Back to the house. The smell of the pack, the noise of the tear, the glimpse of a shiny, the despondency at unveiling a double which instantly gives way to elation as you unearth the one you needed to complete a page.
Adults up and down the country have been revelling in nostalgia. Of being a kid again. Of memories of 1998.
At the end of last month, Panini released a dedicated Scotland official campaign sticker collection and the uptake has been enthusiastic, passionate and, at times, childish.
So much so that on the day of launch the company had sold out of albums on their website and unsurprisingly on course to be the most popular one compared to similar releases for Wales and Northern Ireland in the past.
After it all, on these shores it has been a long time coming.
‘Cultural touch point’
But surely there is more to its popularity than solely the time which has passed since Scotland were at France ‘98
“It’s a perfect storm of the fact we’ve not been to a major finals for 23 years,” said Scotland fan Gordon Sheach, who described the album as a “signifier and cultural touch point” of being at a tournament.
"Obviously all the people who were kids and who associated collecting stickers with Scotland qualifying for tournaments before are adults now with disposable income who are more than happy to spend that on things like stickers so they want to reconnect to that.
“I think the uptake would have been phenomenal regardless. But because there is so much uncertainty you almost have to grab any level of normality as tightly as you can.
"It’s a tangible connection to a tournament we may not have many tangible connections to.”
Fellow Scotland supporter Craig McFarlane, who runs the Football Kit Memories podcast, added: “When I was putting it all together I was thinking I’m going to have this for a long time and it’s almost like a snapshot of that elation we had after the Serbia game.”
‘Got, got, need’
Due to the coronavirus, the idea of physically swapping stickers is out of the question.
‘Got, got, need’. One of the key and most enjoyable components of completing an album has been deemed a no-go area.
It prompted Sheach, who runs The Tartan Scarf website, and McFarlane to devise a simple but novel idea, the #ScotSwap on Twitter. Essentially, through them, like-minded fans can swap their doubles.
“I live in London, supporting Scotland is very much a family thing for me,” Craig noted. “My dad isn’t going to be buying a Panini sticker book so I need people to swap with otherwise I’m going to be spending a fortune.”
Gordon said: "The demand was there so we thought we may as well ride the crest of this wave a little bit but in a way that provides a sort of service and platform.
"We’ve said it a million times in the last year.

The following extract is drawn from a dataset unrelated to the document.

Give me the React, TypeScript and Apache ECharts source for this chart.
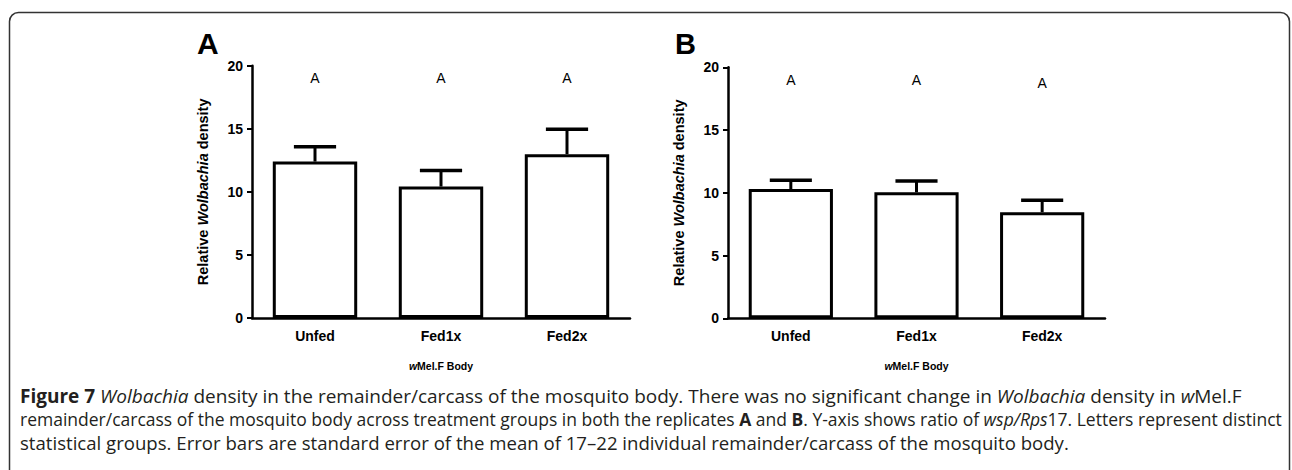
import React, { useEffect, useRef } from "react";
import * as echarts from "echarts";

const categories = ["Unfed", "Fed1x", "Fed2x"];
const meanA = [12.4, 10.42, 12.99];
const upperA = [13.57, 11.69, 14.97];
const letterA = ["A", "A", "A"];
const letterYA = [19.05, 19.05, 19.05];
const meanB = [10.3, 10.04, 8.45];
const upperB = [11.0, 10.94, 9.4];
const letterB = ["A", "A", "A"];
const letterYB = [19.0, 19.0, 18.75];
const yTicks = { min: 0, max: 20, interval: 5 };

const AX = "Liberation Sans, Arial, sans-serif";
const CAP = "Open Sans, sans-serif";

function errRender(params: any, api: any) {
  const x = api.value(0);
  const p0 = api.coord([x, api.value(1)]);
  const p1 = api.coord([x, api.value(2)]);
  const w = api.size([1, 0])[0] * 0.335;
  return {
    type: "group",
    children: [
      { type: "line", shape: { x1: p0[0], y1: p0[1], x2: p1[0], y2: p1[1] }, style: { stroke: "#000", lineWidth: 3 } },
      { type: "line", shape: { x1: p1[0] - w / 2, y1: p1[1], x2: p1[0] + w / 2, y2: p1[1] }, style: { stroke: "#000", lineWidth: 3.5 } },
    ],
  };
}

function letterRender(params: any, api: any) {
  const p = api.coord([api.value(0), api.value(1)]);
  const letters = params.seriesIndex === 2 ? letterA : letterB;
  return {
    type: "text",
    x: p[0],
    y: p[1],
    style: {
      text: letters[params.dataIndex],
      fill: "#000",
      fontFamily: AX,
      fontSize: 14,
      align: "center",
      verticalAlign: "middle",
    },
  };
}

function xAxis(idx: number) {
  return {
    type: "category",
    gridIndex: idx,
    data: categories,
    axisLine: { lineStyle: { color: "#000", width: 2.5 } },
    axisTick: { alignWithLabel: true, length: 5, lineStyle: { color: "#000", width: 2 } },
    axisLabel: { color: "#000", fontFamily: AX, fontWeight: "bold", fontSize: 14, margin: 11 },
    name: "{i|w}Mel.F Body",
    nameLocation: "middle",
    nameGap: 42,
    nameTextStyle: {
      color: "#000",
      fontFamily: AX,
      fontWeight: "bold",
      fontSize: 10.5,
      rich: { i: { fontStyle: "italic", fontWeight: "bold", fontFamily: AX, fontSize: 10.5, color: "#000" } },
    },
  };
}

function yAxis(idx: number) {
  return {
    type: "value",
    gridIndex: idx,
    min: yTicks.min,
    max: yTicks.max,
    interval: yTicks.interval,
    splitLine: { show: false },
    axisLine: { show: true, lineStyle: { color: "#000", width: 2.5 } },
    axisTick: { show: true, length: 5, lineStyle: { color: "#000", width: 2 } },
    axisLabel: { color: "#000", fontFamily: AX, fontWeight: "bold", fontSize: 14, margin: 9 },
    name: "Relative {i|Wolbachia} density",
    nameLocation: "middle",
    nameGap: 42,
    nameRotate: 90,
    nameTextStyle: {
      color: "#000",
      fontFamily: AX,
      fontWeight: "bold",
      fontSize: 14.5,
      rich: { i: { fontStyle: "italic", fontWeight: "bold", fontFamily: AX, fontSize: 14.5, color: "#000" } },
    },
  };
}

function barSeries(idx: number, data: number[]) {
  return {
    type: "bar",
    xAxisIndex: idx,
    yAxisIndex: idx,
    data,
    barWidth: "67%",
    itemStyle: { color: "#fff", borderColor: "#000", borderWidth: 3 },
    z: 2,
  };
}

function errSeries(idx: number, mean: number[], upper: number[]) {
  return {
    type: "custom",
    xAxisIndex: idx,
    yAxisIndex: idx,
    renderItem: errRender,
    encode: { x: 0, y: [1, 2] },
    data: mean.map((m, i) => [i, m, upper[i]]),
    z: 3,
  };
}

function letterSeries(idx: number, ys: number[]) {
  return {
    type: "custom",
    xAxisIndex: idx,
    yAxisIndex: idx,
    renderItem: letterRender,
    encode: { x: 0, y: 1 },
    data: ys.map((y, i) => [i, y]),
    z: 4,
  };
}

function capLine(y: number, size: number, text: string) {
  const rich = {
    b: { fontFamily: CAP, fontWeight: "bold", fontSize: size, color: "#231f20", lineHeight: 20 },
    i: { fontFamily: CAP, fontStyle: "italic", fontSize: size, color: "#231f20", lineHeight: 20 },
  };
  return {
    type: "text",
    x: 20,
    y,
    style: { text, rich, fontFamily: CAP, fontSize: size, lineHeight: 20, fill: "#231f20", verticalAlign: "middle" },
  };
}

export default function App() {
  const ref = useRef<HTMLDivElement>(null);
  useEffect(() => {
    const chart = echarts.init(ref.current!, undefined, { renderer: "svg" });
    chart.setOption({
      animation: false,
      backgroundColor: "#fff",
      grid: [
        { left: 252, top: 65.7, width: 378, height: 252.3 },
        { left: 728, top: 67.3, width: 377, height: 251 },
      ],
      xAxis: [xAxis(0), xAxis(1)],
      yAxis: [yAxis(0), yAxis(1)],
      series: [
        barSeries(0, meanA),
        errSeries(0, meanA, upperA),
        letterSeries(0, letterYA),
        barSeries(1, meanB),
        errSeries(1, meanB, upperB),
        letterSeries(1, letterYB),
      ],
      graphic: [
        {
          type: "rect",
          shape: { x: 9.5, y: 12.5, width: 1280, height: 500, r: [9, 9, 0, 0] },
          style: { fill: "none", stroke: "#333", lineWidth: 1.5 },
        },
        { type: "text", left: 197, top: 28, style: { text: "A", fontFamily: AX, fontWeight: "bold", fontSize: 30, fill: "#000" } },
        { type: "text", left: 675, top: 29, style: { text: "B", fontFamily: AX, fontWeight: "bold", fontSize: 29, fill: "#000" } },
        capLine(396, 19, "{b|Figure 7} {i|Wolbachia} density in the remainder/carcass of the mosquito body. There was no significant change in {i|Wolbachia} density in {i|w}Mel.F"),
        capLine(419, 17.5, "remainder/carcass of the mosquito body across treatment groups in both the replicates {b|A} and {b|B}. Y-axis shows ratio of {i|wsp/Rps}17. Letters represent distinct"),
        capLine(442, 18.6, "statistical groups. Error bars are standard error of the mean of 17\u201322 individual remainder/carcass of the mosquito body."),
      ],
    });
    return () => chart.dispose();
  }, []);
  return <div ref={ref} style={{ position: "fixed", left: 0, top: 0, width: 1292, height: 470 }} />;
}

People have been so isolated, any opportunity to bring people together and get people engaging with one another in a positive way about something we can enjoy, it’s got to be a good thing.”
When it comes to these albums, there is always something to be wrestled with as an adult, ‘I’m 30+, should I really be doing this?’
"I think it takes you back to your childhood,” Craig said.
"There’s definitely a retro, vintage thing you feel. Even the smell of the stickers and seeing the David Marshall shiny is incredible.”
However, for parents, it is a fantastic excuse to connect with their children.
Dad Cameron, who describes himself as a “big kid”, decided to share the experience with three-year-old son Alex.
“It's great to have something small to do and share with a 3-year-old,” he said.
“Their wee brains tick over at a million miles an hour, so spending a bit of time getting excited about something, getting in the car, going to the shops and buying them is great. Particularly just now with everything being so difficult, it's something to focus on.
"The wee man doesn't understand Covid but he understands he doesn't get to play with his pals so you do your best to be his dad and his pal.”
While scratching an itch and fulfilling that nostalgia, it also acts as a gateway for young fans into the game.
“I'm keen to share interests with Alex and for me, football is more than shouting at a telly,” Cameron said. “It's about enjoying the whole daft culture round it and stickers are part of that.
"Plus, who knows if he'll see us play at a tourney until he's an adult so you have to take advantage of these. I'd love for us to be able to talk about players together and to remember this.
“It took me a while to trust him with sticking but he likes to get involved and we talk about players, particularly Hearts ones.
He added: “Collecting the stickers is fun in itself but doing it with Alex is even better.
"Would I be doing it if he wasn't here? No comment!
"Sincerely though, one of things I've learnt in this last year is that doing stuff you enjoy is important.
"It's good to be childish.
"The physical act of putting in stickers is brilliantly relaxing as well. A little slice of quiet reflection, concentration and no room for anything else for a few minutes. Brilliant.”